Georgien sei auf die Unterstützung der Schweiz angewiesen, sagt der Ex-Politiker. «Die jungen Bauern müssen verstehen, wie wichtig die hygienische und qualitativ hochstehende Produktion von Milch und Käse ist.» Zudem sollen sie von der Schweizer Arbeitskultur lernen. Dabei übernimmt Carl Brandenburger (70) eine wichtige Rolle. Er war lange als Lehrer auf dem Plantahof tätig. Jetzt ist er in Rente und hilft mit, die Lehrpläne für die Caucasus-Schule zu erstellen. Es sei schön, gebraucht zu werden: «Als ich das erste Mal in Georgien war und die Herzlichkeit der Leute erlebt habe, konnte ich gar nicht anders, als mich für dieses Projekt einzusetzen.» Brandenburger reist alle paar Monate nach Sarkineti. Weil die Dozenten der Landwirtschaftsschule meist von der Uni kommen, hilft er ihnen, das Wissen den Schülern praktisch und verständlich zu vermitteln. Im Stall kontrolliert er, ob die Maschinen intakt sind, und auf dem Feld zeigt er den Lernenden, wie sie die Weide einzäunen.

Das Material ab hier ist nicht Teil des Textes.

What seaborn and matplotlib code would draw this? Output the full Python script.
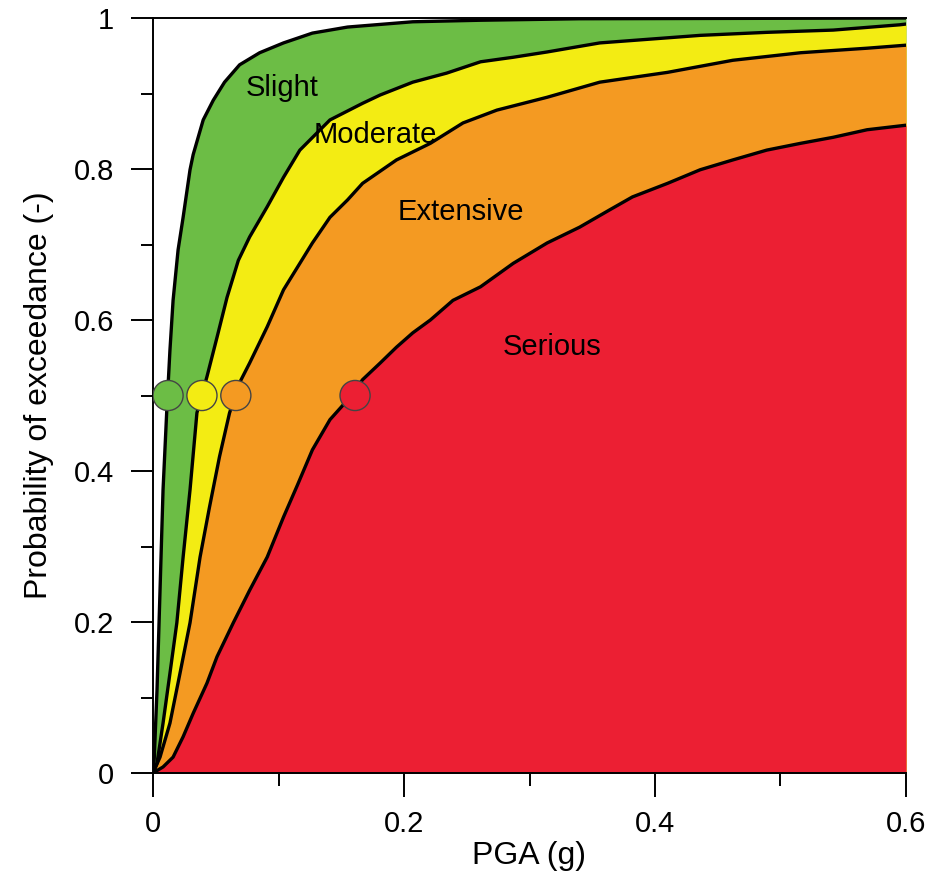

Im November vergangenen Jahres hat er nach der Eröffnung die allerersten Lektionen an der Schule gegeben. «Auf einem Tisch habe ich Futter und daneben einen Haufen Abfall platziert», sagt er. «Dann habe ich den Schülern erklärt, dass die Aludosen und Plastikverpackungen, die hier überall herumliegen, die Tiere krank machen.» Auf dem Weg zu den Tieren nach dem Unterricht hätten einige Schüler angefangen, Abfall einzusammeln. «Innerhalb einer Woche war alles sauber», sagt Brandenburger. Obwohl nicht die Schüler, sondern die Arbeiter den Abfall zurückgelassen hätten, sei es wichtig, den Jugendlichen beizubringen, was eine gesunde Umgebung für die Tiere auf dem Hof bedeute. Erst danach könne er ihnen zeigen, wie eine Melkmaschine funktioniere.